Over the past couple of weeks several young people in my circle have reached milestones, making me wonder where the time has gone, and look with wonder on the way that we are created and grow. My younger daughter is engaged to be married and overnight her daily vocabulary has expanded to include words like tulle and fondant and cummerbund. Oh lovely language, bringing order out of chaos!

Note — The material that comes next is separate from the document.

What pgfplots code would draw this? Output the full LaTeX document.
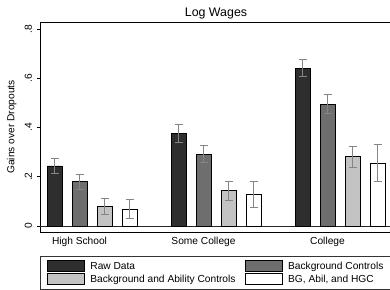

Language is an important indicator of developmental progress. Children can learn to communicate with a single word as early as their first birthday. By the time they start kindergarten they may know as many as 5,000 words. That works out to 3 or 4 words a day after their first birthday. It is amazing to watch this evolution in a child. As communication grows the distress of the infant makes way for the malapropisms of the preschooler. This is something to celebrate! Young mothers recently shared these word stories with me:
  • A trip to the dentist with 4-year-old twins yielded this distortion of mom's regular warning that this is going to be a new experience: "C'mon Sissy, there's more experience here!"
  • Another young one, upon learning the word and concept "edible", spent an entire afternoon pointing to things and saying "well THAT's not edible!"
In the midst of this extraordinary growth we are often too tired or too distracted to enjoy it. We catch only the funniest word-meaning twists and those that are glaringly out of context. We don't realize that last week our little one didn't know the name for watermelon and this week she knows its name and that it's a fruit. We labor over spelling lists without realizing that there will probably be only 100 of them before they are gone forever.

Last night, in confirmation, we spent a great deal of time discussing what "holy" means. We hit  on holy baptism, holy communion, and hallowed be your name . . . they all left that discussion capable of using holy correctly in a sentence, surrounded by good theology, and hopefully an internalized understanding - ready to pull out when something holy next crosses their paths. 

The time you spend with your children is holy time. It is a time when miracles rain down almost daily. As I look back I wish I had kept a journal and recorded each day's miracle of growth: slept through the night, recognized Daddy from behind, buckled her own seat belt, discovered that chopsticks are different in different cultures, developed her first crush, jumped off the high dive. Two children, hundreds of days, thousands of miracles - it's no wonder that God feels closer than ever. Imagine if I had been paying attention!

May you wallow in your particular pond of miracles today.